● **What you have to do**
Give the data below again exactly as it stands. Omit the pictures.

--- START Data segment ---

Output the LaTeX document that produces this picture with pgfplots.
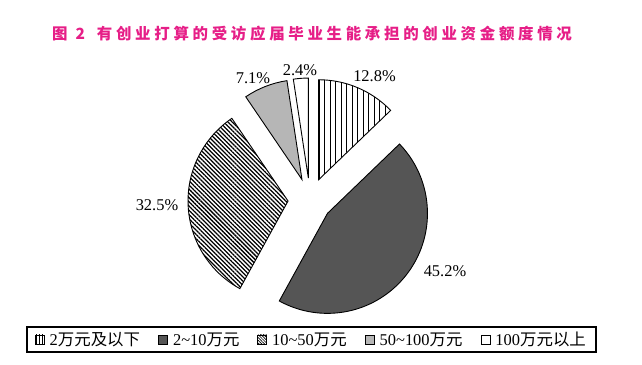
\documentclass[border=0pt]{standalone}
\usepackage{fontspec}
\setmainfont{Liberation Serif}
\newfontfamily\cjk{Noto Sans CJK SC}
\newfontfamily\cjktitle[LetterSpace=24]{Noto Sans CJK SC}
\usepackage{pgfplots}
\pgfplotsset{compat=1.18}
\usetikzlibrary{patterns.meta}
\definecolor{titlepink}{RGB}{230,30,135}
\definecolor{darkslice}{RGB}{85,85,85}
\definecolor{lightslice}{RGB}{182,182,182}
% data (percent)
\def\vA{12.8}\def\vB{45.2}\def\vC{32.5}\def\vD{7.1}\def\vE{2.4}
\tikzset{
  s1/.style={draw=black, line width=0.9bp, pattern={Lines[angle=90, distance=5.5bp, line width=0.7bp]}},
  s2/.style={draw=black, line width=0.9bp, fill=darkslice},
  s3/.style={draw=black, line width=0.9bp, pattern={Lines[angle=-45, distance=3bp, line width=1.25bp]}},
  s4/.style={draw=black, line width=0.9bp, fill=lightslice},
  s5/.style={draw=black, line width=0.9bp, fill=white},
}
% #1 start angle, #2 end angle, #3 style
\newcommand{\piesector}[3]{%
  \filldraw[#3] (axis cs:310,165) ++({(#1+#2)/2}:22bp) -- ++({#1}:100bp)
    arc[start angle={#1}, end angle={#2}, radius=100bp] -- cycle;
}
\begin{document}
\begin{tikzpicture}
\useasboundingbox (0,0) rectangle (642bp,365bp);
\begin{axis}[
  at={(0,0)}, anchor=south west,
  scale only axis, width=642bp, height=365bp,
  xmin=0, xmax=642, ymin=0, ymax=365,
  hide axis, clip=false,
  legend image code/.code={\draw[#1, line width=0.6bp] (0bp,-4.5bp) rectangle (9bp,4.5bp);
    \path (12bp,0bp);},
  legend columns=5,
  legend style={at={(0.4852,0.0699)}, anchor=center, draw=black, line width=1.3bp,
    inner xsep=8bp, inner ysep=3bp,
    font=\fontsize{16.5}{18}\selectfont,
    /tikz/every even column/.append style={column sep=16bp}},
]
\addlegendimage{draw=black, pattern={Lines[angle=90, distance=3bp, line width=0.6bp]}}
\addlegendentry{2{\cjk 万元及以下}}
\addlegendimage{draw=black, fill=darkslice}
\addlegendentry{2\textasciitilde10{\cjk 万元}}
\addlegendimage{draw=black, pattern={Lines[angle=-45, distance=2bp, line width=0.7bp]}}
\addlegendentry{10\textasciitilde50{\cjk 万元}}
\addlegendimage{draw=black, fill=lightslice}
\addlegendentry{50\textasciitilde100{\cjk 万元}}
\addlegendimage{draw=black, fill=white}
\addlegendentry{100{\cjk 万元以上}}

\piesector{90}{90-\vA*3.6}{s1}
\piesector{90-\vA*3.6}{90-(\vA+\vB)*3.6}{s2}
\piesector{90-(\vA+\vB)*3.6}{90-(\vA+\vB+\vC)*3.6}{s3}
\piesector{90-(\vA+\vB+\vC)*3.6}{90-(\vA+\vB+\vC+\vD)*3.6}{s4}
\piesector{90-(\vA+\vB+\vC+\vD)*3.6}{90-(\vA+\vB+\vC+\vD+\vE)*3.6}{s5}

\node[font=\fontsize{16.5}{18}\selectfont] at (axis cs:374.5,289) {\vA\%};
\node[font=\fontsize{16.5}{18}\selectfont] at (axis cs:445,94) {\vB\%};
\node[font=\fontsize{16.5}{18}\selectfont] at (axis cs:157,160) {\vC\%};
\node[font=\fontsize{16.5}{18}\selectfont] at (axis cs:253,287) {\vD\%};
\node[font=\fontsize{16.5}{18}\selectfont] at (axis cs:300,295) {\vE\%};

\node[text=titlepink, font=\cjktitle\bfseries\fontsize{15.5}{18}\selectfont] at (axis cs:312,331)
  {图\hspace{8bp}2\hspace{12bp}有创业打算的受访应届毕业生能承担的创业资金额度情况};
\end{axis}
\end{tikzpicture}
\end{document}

--- END Data segment ---

● **Answer**
Output the LaTeX document that produces this picture with pgfplots.
\documentclass[border=0pt]{standalone}
\usepackage{fontspec}
\setmainfont{Liberation Serif}
\newfontfamily\cjk{Noto Sans CJK SC}
\newfontfamily\cjktitle[LetterSpace=24]{Noto Sans CJK SC}
\usepackage{pgfplots}
\pgfplotsset{compat=1.18}
\usetikzlibrary{patterns.meta}
\definecolor{titlepink}{RGB}{230,30,135}
\definecolor{darkslice}{RGB}{85,85,85}
\definecolor{lightslice}{RGB}{182,182,182}
% data (percent)
\def\vA{12.8}\def\vB{45.2}\def\vC{32.5}\def\vD{7.1}\def\vE{2.4}
\tikzset{
  s1/.style={draw=black, line width=0.9bp, pattern={Lines[angle=90, distance=5.5bp, line width=0.7bp]}},
  s2/.style={draw=black, line width=0.9bp, fill=darkslice},
  s3/.style={draw=black, line width=0.9bp, pattern={Lines[angle=-45, distance=3bp, line width=1.25bp]}},
  s4/.style={draw=black, line width=0.9bp, fill=lightslice},
  s5/.style={draw=black, line width=0.9bp, fill=white},
}
% #1 start angle, #2 end angle, #3 style
\newcommand{\piesector}[3]{%
  \filldraw[#3] (axis cs:310,165) ++({(#1+#2)/2}:22bp) -- ++({#1}:100bp)
    arc[start angle={#1}, end angle={#2}, radius=100bp] -- cycle;
}
\begin{document}
\begin{tikzpicture}
\useasboundingbox (0,0) rectangle (642bp,365bp);
\begin{axis}[
  at={(0,0)}, anchor=south west,
  scale only axis, width=642bp, height=365bp,
  xmin=0, xmax=642, ymin=0, ymax=365,
  hide axis, clip=false,
  legend image code/.code={\draw[#1, line width=0.6bp] (0bp,-4.5bp) rectangle (9bp,4.5bp);
    \path (12bp,0bp);},
  legend columns=5,
  legend style={at={(0.4852,0.0699)}, anchor=center, draw=black, line width=1.3bp,
    inner xsep=8bp, inner ysep=3bp,
    font=\fontsize{16.5}{18}\selectfont,
    /tikz/every even column/.append style={column sep=16bp}},
]
\addlegendimage{draw=black, pattern={Lines[angle=90, distance=3bp, line width=0.6bp]}}
\addlegendentry{2{\cjk 万元及以下}}
\addlegendimage{draw=black, fill=darkslice}
\addlegendentry{2\textasciitilde10{\cjk 万元}}
\addlegendimage{draw=black, pattern={Lines[angle=-45, distance=2bp, line width=0.7bp]}}
\addlegendentry{10\textasciitilde50{\cjk 万元}}
\addlegendimage{draw=black, fill=lightslice}
\addlegendentry{50\textasciitilde100{\cjk 万元}}
\addlegendimage{draw=black, fill=white}
\addlegendentry{100{\cjk 万元以上}}

\piesector{90}{90-\vA*3.6}{s1}
\piesector{90-\vA*3.6}{90-(\vA+\vB)*3.6}{s2}
\piesector{90-(\vA+\vB)*3.6}{90-(\vA+\vB+\vC)*3.6}{s3}
\piesector{90-(\vA+\vB+\vC)*3.6}{90-(\vA+\vB+\vC+\vD)*3.6}{s4}
\piesector{90-(\vA+\vB+\vC+\vD)*3.6}{90-(\vA+\vB+\vC+\vD+\vE)*3.6}{s5}

\node[font=\fontsize{16.5}{18}\selectfont] at (axis cs:374.5,289) {\vA\%};
\node[font=\fontsize{16.5}{18}\selectfont] at (axis cs:445,94) {\vB\%};
\node[font=\fontsize{16.5}{18}\selectfont] at (axis cs:157,160) {\vC\%};
\node[font=\fontsize{16.5}{18}\selectfont] at (axis cs:253,287) {\vD\%};
\node[font=\fontsize{16.5}{18}\selectfont] at (axis cs:300,295) {\vE\%};

\node[text=titlepink, font=\cjktitle\bfseries\fontsize{15.5}{18}\selectfont] at (axis cs:312,331)
  {图\hspace{8bp}2\hspace{12bp}有创业打算的受访应届毕业生能承担的创业资金额度情况};
\end{axis}
\end{tikzpicture}
\end{document}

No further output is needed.